“I thought my resume was more important than my actual life.”

You’re allowed to say no when you’re in over your head.

I Wish I Knew is a series of personal essays written by the courageous young female ambassadors of UChic. Learn how to survive and thrive during your freshman year from girls who have been through it.

This week we are featuring UChic blogger and ambassador Cheyenne Krieger. Krieger is a student at the University of Cincinnati.

You’re allowed to say no when you’re in over your head.

You’re allowed to say no when you’re in over your head.

You’re a freshman on campus and there are so many opportunities – great classes, clubs, organizations, internships, and jobs (Just to name a few!). It’s okay to say no and to not overcommit.

I arrived at the University of Cincinnati with an impressive track record – a girl who was involved in clubs, sports, part-time jobs, and had a brain to seal the deal. All of that was behind me, though. I looked around and realized I had nothing here – nothing to claim as mine. I got scared.

So, like the type-A person I am, I signed up for everything I could get my hands on. I met with my advisor and enrolled in eighteen credit hours. When he asked if I was sure I wanted to take 3000-level courses as a first semester freshman, I looked back at him with the incredulous stare. I had never not accomplished what she set out to do. Sign me up, sir.

I went to the clubs and organizations fair, walked among the tables, and wrote my name down for 10+ clubs – old habits die hard, you guys. I applied for an ambassador program with Intern Queen and I started writing for major publications like USA Today’s college section. I signed up for community service outings and social events and scholarship meetings – I did it all.

I wish I knew my freshman year that it was okay not to overcommit. I wish I knew I could have said no. While participating in all of these clubs, organizations, ambassador programs, and internships have taught me invaluable experience that will make me a better candidate for a job out of college, they also taught me that I need to take it easy sometimes.

I spent a lot of my freshman year stressing out over deadlines, class expectations, my grades, whether or not I had the right amount of community service and club engagement – the list goes on. I cried more often that I would like to admit and I called my best friend and complained more than she would have liked. I sacrificed a normal amount of sleep, daily workouts, and balanced meals because I was constantly worrying about everything on my planner.

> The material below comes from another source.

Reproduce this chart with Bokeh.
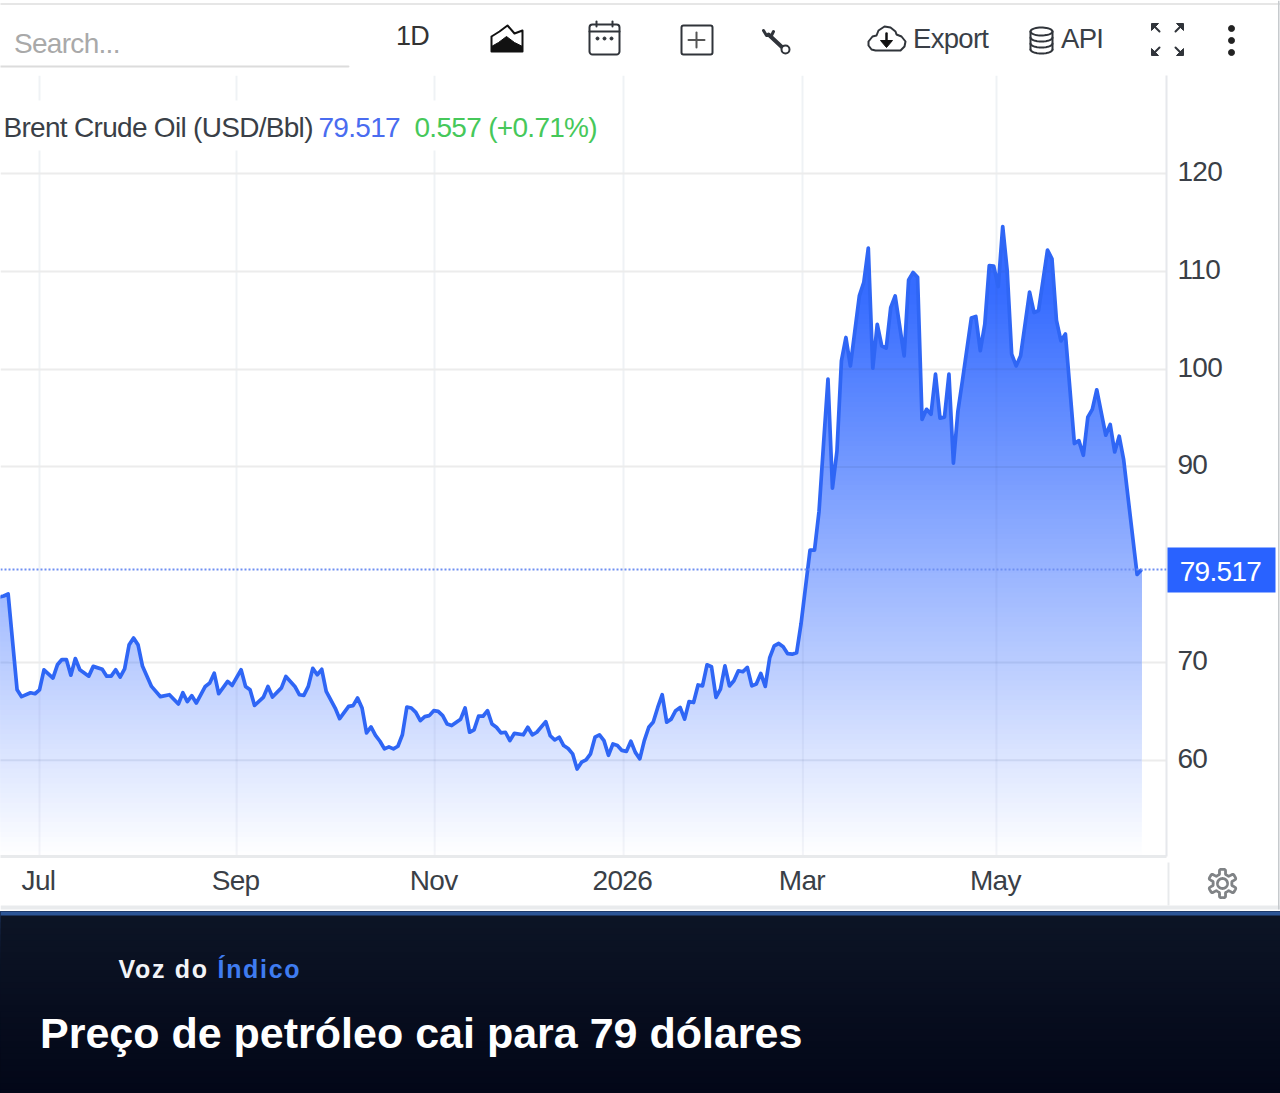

I wish I knew then what I know now – that it is okay not to overcommit. It is perfectly acceptable to devote most of my time to my studies and one or two clubs, maybe an internship as well. I wish I knew then that it was pointless to keep myself stressed out to the point of physical and mental strain just because I thought my resume was more important than my actual life.

I finished my freshman year with another impressive track record – Dean’s list, club engagement, marketing with ambassador programs, etc. – and wishing the next three years were nothing like the first.

I am grateful for my freshman year experience. I learned that signing up for everything on campus – and off – is not the smartest choice. If you’re like me and you want to get ahead, do so, but don’t overcommit. Stay focused on your education. Have a couple of meaningful experiences that don’t overshadow your life as a freshman. Learn to say no when you’re in over your head and learn to gauge what is truly important to you.